Susan Pollack: "When you buy a house, do you inherit a responsibility to its history, as well?" Pictured: The author's home in Gloucester, Mass. (E. Schoonover/Courtesy)MoreCloseclosemore
Susan Pollack: "When you buy a house, do you inherit a responsibility to its history, as well?" Pictured: The author's home in Gloucester, Mass. (E. Schoonover/Courtesy)

The day my husband and I bought our house, the real estate agent gave us a loose-leaf binder with copies of maps and deeds dating back to 1735, when a fisherman named Joseph Brown built the Cape Ann Cottage.

For years we had looked at houses.
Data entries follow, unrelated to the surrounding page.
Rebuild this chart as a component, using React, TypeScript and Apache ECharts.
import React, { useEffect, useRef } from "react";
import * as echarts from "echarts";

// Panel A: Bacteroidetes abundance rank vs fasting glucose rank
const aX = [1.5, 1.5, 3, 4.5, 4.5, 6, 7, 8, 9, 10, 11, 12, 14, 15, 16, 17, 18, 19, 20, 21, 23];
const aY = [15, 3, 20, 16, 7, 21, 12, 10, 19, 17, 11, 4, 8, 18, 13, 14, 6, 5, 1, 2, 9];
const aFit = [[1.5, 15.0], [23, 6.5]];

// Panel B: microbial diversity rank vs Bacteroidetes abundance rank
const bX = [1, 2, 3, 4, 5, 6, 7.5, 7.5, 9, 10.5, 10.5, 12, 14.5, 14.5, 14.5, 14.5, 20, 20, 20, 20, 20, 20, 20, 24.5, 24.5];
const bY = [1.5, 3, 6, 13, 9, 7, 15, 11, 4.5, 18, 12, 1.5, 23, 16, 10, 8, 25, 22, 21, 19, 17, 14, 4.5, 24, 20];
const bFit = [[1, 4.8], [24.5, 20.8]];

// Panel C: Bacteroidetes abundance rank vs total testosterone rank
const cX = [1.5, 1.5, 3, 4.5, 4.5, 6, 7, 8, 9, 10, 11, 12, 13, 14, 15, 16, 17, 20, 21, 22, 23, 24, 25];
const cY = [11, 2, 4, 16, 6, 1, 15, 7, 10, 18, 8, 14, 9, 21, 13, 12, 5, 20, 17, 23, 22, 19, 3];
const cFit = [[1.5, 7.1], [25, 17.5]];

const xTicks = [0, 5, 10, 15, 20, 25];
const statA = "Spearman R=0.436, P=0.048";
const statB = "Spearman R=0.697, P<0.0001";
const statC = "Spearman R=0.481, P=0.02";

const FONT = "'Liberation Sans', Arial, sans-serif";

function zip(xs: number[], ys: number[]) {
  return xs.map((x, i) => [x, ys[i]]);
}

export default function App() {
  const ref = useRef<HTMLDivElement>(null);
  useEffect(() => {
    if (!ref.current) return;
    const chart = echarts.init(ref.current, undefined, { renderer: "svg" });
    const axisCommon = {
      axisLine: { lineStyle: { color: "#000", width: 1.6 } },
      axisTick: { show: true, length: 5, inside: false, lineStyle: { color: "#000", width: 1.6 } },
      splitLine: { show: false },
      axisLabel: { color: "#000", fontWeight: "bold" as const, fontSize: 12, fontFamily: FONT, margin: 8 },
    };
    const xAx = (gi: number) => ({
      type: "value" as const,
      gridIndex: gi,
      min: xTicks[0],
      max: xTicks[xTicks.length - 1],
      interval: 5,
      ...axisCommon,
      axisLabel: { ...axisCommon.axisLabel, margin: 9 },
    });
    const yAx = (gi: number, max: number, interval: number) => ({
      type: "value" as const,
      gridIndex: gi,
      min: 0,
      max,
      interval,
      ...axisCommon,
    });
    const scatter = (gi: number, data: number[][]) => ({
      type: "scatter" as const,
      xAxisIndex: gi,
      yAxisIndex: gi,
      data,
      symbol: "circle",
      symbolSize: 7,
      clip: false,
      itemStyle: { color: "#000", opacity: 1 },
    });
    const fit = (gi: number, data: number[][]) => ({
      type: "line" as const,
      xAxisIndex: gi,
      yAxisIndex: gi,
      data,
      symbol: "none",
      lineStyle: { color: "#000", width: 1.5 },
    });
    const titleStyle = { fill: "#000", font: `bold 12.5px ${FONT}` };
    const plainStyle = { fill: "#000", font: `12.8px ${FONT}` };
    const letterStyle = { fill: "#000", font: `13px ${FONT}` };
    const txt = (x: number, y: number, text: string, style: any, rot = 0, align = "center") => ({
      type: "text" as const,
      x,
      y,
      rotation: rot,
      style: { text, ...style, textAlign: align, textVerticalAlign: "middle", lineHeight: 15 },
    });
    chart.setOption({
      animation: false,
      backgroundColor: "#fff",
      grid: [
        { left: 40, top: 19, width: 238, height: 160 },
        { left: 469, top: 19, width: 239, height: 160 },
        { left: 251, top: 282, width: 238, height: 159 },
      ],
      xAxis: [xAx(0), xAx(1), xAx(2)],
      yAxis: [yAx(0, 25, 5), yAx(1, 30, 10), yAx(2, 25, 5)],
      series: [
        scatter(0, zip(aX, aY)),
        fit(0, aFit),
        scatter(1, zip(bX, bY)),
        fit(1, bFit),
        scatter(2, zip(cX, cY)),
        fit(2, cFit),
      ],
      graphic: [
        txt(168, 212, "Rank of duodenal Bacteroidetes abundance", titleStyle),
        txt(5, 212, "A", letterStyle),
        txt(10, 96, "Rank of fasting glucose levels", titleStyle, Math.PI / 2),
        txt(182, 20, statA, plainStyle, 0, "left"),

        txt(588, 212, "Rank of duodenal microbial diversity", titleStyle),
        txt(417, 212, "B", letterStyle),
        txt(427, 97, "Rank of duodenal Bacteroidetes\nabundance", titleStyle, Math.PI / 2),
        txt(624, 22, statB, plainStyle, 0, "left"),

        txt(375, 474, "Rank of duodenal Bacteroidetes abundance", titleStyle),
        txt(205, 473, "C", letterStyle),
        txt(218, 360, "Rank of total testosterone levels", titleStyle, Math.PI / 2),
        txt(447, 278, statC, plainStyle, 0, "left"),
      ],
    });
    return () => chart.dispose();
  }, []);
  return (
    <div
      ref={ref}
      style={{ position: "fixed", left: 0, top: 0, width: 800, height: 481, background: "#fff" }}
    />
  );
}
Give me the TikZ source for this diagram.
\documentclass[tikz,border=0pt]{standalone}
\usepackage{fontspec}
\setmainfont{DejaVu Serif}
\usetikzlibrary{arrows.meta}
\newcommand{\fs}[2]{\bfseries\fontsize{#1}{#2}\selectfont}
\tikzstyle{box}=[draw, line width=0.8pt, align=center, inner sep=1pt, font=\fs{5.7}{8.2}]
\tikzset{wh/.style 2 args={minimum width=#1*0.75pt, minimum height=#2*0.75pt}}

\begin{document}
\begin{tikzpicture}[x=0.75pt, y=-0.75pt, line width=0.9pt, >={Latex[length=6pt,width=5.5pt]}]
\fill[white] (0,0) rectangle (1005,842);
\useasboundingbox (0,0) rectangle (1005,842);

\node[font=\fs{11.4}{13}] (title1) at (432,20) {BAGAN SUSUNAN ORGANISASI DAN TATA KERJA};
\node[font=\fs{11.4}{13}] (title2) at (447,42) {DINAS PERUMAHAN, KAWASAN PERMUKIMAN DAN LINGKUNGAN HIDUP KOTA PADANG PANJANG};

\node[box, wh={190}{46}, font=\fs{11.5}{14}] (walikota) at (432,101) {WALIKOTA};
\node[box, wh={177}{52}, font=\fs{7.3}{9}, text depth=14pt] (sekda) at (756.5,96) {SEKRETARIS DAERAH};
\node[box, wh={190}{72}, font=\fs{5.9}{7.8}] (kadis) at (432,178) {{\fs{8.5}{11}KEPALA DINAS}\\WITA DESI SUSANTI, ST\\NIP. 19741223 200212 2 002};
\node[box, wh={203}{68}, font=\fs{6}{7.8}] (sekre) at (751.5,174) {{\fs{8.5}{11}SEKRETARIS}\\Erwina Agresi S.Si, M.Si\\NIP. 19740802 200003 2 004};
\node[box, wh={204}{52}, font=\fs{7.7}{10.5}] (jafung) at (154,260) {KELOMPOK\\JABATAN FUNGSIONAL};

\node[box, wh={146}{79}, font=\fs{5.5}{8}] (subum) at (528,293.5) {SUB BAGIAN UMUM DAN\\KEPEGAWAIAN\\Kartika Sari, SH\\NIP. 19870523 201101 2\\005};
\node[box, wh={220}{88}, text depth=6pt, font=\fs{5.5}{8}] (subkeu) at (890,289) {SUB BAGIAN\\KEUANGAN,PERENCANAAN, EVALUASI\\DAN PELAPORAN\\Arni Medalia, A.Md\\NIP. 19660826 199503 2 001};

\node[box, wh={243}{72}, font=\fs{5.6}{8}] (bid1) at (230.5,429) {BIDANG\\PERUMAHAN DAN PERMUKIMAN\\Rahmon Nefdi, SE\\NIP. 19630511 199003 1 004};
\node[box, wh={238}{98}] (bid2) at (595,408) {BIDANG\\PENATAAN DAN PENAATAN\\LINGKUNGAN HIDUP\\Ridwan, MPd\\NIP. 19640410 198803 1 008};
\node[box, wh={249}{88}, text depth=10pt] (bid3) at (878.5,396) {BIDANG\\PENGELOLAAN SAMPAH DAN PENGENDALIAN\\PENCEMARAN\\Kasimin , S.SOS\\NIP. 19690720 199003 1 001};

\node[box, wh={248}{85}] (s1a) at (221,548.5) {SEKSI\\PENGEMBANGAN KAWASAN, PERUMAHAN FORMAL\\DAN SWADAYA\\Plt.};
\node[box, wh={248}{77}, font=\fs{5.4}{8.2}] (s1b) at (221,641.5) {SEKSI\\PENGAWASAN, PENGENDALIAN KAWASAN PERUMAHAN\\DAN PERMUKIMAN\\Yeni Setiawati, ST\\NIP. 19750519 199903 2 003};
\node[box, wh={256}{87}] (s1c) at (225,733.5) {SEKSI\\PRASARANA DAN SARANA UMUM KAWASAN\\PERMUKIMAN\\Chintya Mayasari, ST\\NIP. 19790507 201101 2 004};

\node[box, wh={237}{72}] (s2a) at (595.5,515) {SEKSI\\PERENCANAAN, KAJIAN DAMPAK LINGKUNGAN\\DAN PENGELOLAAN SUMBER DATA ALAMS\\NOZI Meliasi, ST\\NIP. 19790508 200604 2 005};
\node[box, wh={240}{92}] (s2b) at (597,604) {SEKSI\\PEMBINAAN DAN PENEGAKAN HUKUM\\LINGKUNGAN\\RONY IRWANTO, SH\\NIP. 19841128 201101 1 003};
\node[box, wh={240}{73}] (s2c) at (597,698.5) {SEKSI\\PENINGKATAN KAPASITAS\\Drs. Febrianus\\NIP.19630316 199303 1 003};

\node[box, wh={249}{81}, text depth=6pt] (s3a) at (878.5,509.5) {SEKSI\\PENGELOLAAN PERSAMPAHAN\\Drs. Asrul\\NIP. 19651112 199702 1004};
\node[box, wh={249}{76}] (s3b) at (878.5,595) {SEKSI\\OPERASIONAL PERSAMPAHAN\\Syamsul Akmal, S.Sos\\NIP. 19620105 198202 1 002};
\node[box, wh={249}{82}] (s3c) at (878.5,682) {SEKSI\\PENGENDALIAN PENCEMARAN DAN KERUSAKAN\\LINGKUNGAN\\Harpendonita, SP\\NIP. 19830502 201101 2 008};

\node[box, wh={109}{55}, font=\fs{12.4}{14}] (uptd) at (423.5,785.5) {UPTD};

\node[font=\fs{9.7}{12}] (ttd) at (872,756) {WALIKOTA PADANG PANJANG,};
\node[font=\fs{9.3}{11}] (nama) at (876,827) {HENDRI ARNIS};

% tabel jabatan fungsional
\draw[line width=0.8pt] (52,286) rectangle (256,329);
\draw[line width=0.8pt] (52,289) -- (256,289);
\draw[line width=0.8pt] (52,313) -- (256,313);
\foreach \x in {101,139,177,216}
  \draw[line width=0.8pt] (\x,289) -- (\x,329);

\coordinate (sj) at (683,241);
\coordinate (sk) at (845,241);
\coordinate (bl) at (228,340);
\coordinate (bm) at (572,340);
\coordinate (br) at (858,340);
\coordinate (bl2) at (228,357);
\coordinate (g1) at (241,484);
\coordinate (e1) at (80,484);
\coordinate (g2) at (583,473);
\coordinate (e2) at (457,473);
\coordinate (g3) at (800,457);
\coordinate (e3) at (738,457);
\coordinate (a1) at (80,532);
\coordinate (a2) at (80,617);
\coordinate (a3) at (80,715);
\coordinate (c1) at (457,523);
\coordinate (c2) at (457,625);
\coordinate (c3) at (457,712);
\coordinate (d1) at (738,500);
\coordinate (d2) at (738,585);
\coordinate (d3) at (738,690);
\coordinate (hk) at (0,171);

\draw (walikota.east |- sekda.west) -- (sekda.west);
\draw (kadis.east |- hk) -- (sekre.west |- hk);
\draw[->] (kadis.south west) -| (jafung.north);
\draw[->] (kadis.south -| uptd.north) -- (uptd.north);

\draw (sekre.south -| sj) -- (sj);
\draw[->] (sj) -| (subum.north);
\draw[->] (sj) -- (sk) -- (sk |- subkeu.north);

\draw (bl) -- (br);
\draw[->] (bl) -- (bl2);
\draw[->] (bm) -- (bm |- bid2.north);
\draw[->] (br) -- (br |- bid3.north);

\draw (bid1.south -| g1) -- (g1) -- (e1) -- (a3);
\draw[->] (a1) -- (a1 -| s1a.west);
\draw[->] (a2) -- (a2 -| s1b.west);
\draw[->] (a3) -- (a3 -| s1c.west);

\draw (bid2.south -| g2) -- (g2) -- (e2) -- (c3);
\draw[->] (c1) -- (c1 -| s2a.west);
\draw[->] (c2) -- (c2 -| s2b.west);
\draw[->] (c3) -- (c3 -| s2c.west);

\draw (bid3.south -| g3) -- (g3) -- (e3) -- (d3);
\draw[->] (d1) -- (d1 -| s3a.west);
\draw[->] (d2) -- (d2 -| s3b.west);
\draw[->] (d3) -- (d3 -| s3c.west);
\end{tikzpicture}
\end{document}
We’d hoped to find a roomy, if neglected, Victorian that, with our efforts, might one day resemble one of the Gloucester houses celebrated by Edward Hopper. But “an antique?” That’s how our agent described the tiny gambrel-roofed cottage. Seeing its exposed adze-hewn beams, wide pine floorboards and fireplace, we said yes immediately.

I had lived in other people’s homes all of my adult life. Suddenly, I was not only a homeowner, but a steward of a piece of Cape Ann history. What does it mean to acquire a building with an historic marker posted on its clapboards?

We share our house with the presences of, among other owners, [John S.] Rogers, [Joseph] Brown, and Zachariah Dalton, 'a free black man and native of Gloucester,' and his son, Thomas. Also Israel Trask, a butcher...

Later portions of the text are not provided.